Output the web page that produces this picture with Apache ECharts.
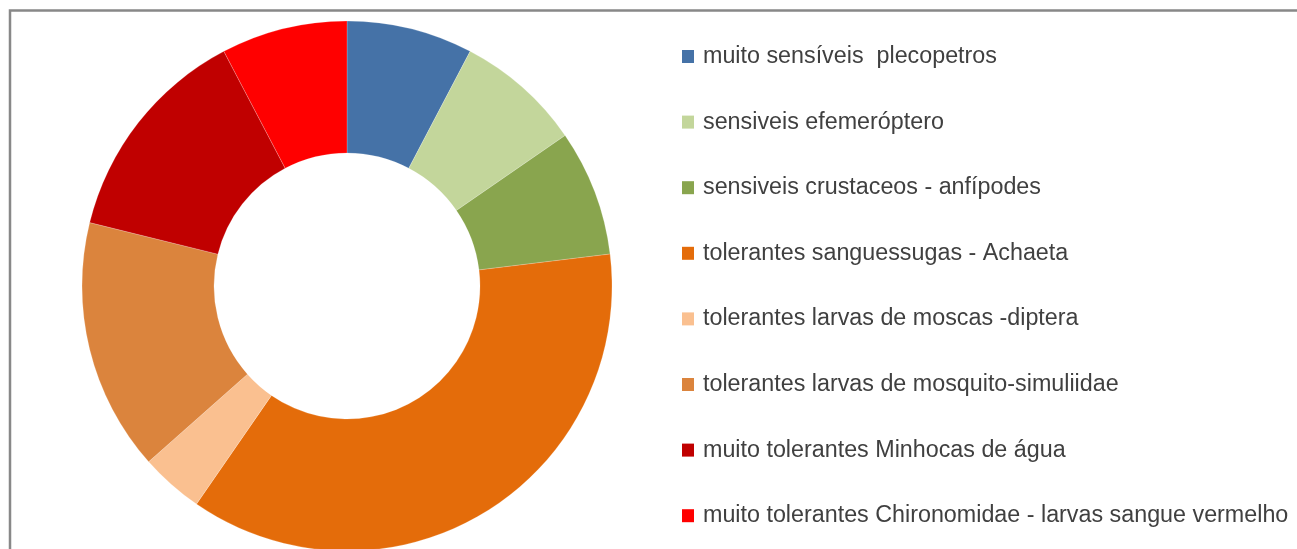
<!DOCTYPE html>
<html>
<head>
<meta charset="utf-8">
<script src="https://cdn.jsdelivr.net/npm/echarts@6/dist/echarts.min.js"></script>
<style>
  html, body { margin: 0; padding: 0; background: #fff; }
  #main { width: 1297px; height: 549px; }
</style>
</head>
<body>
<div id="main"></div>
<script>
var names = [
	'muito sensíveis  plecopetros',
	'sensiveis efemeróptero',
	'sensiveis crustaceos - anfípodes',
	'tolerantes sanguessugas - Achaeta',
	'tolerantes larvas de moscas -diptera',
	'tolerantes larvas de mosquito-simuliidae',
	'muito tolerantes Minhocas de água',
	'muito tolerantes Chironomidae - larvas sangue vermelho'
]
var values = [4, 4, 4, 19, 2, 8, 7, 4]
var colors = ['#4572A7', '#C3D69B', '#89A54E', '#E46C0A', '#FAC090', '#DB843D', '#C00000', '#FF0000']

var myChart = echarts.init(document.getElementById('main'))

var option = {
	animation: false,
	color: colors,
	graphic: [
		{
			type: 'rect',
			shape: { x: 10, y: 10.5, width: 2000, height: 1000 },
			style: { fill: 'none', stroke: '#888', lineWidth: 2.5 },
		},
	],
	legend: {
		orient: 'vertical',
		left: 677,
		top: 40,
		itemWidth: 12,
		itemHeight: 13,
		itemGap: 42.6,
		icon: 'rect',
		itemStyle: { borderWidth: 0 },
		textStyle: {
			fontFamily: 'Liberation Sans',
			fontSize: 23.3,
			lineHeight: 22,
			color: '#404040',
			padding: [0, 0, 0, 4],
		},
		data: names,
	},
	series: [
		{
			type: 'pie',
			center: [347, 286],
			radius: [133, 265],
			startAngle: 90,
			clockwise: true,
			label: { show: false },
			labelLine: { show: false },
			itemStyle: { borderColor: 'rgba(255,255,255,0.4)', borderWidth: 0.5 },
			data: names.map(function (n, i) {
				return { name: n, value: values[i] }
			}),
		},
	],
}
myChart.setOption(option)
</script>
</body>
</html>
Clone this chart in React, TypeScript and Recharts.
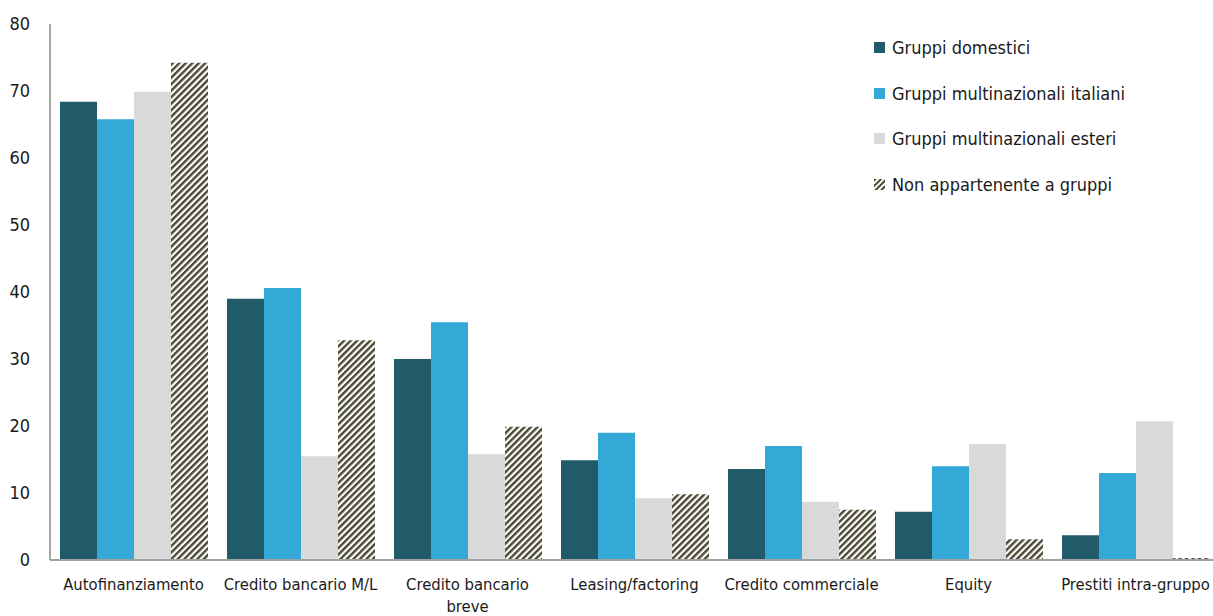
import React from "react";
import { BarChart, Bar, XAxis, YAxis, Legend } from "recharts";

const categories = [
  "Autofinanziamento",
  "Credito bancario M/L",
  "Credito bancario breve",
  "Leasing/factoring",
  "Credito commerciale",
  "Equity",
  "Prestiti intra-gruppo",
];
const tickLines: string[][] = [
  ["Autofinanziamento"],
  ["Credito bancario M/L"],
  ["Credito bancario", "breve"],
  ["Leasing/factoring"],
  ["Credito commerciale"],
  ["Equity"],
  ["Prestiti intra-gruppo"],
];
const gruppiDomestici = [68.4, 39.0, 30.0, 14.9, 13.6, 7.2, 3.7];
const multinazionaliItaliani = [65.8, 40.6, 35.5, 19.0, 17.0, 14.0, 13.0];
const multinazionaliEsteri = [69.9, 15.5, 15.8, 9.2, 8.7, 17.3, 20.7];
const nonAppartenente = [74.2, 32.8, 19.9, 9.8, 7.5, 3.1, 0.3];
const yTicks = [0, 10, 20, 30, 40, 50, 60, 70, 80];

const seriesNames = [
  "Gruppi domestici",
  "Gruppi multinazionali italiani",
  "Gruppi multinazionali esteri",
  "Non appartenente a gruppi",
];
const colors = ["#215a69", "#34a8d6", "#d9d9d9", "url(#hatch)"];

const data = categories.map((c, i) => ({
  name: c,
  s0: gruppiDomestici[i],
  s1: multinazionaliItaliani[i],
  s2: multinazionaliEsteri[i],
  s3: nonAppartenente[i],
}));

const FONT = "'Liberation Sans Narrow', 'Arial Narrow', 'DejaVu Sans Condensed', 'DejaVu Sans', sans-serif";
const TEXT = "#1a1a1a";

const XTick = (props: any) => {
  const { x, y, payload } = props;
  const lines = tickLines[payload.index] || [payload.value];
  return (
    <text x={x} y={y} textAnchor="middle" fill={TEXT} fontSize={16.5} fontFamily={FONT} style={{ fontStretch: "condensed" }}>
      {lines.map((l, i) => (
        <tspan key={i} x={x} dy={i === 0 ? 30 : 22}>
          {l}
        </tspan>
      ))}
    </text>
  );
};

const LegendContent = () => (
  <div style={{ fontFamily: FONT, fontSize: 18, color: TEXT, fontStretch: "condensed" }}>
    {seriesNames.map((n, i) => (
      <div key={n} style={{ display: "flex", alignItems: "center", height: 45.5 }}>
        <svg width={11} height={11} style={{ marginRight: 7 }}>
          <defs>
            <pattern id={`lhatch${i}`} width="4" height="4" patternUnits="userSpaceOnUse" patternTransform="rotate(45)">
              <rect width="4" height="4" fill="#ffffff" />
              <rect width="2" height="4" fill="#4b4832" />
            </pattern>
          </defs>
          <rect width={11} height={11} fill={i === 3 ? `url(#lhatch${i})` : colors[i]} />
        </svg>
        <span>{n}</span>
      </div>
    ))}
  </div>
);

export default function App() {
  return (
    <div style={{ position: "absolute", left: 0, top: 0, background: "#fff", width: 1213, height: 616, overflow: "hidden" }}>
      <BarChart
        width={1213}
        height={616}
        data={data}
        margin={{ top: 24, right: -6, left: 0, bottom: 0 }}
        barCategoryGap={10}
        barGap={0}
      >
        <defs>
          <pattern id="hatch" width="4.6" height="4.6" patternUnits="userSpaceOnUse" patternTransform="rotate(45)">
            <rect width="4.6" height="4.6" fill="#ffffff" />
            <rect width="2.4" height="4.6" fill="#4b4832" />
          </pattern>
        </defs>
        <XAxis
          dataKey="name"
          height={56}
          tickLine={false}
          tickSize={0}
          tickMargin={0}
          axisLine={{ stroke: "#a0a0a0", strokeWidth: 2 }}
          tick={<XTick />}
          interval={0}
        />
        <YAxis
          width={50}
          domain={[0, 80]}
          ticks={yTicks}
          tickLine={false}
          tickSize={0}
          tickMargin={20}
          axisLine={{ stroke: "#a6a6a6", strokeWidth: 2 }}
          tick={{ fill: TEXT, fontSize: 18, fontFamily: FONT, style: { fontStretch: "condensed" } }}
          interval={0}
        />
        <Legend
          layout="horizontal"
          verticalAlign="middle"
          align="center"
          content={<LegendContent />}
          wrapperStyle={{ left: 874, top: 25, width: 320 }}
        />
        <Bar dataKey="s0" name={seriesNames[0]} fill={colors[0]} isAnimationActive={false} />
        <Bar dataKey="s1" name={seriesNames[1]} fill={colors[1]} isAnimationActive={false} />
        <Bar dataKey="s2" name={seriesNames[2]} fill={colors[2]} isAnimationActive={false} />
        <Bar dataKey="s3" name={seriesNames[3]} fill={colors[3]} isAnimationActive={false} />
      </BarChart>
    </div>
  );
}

========

**TASK TO CARRY OUT**
Copy down every line of the entries containing the word "this".

**OUTPUT**
Output the web page that produces this picture with Apache ECharts.
Clone this chart in React, TypeScript and Recharts.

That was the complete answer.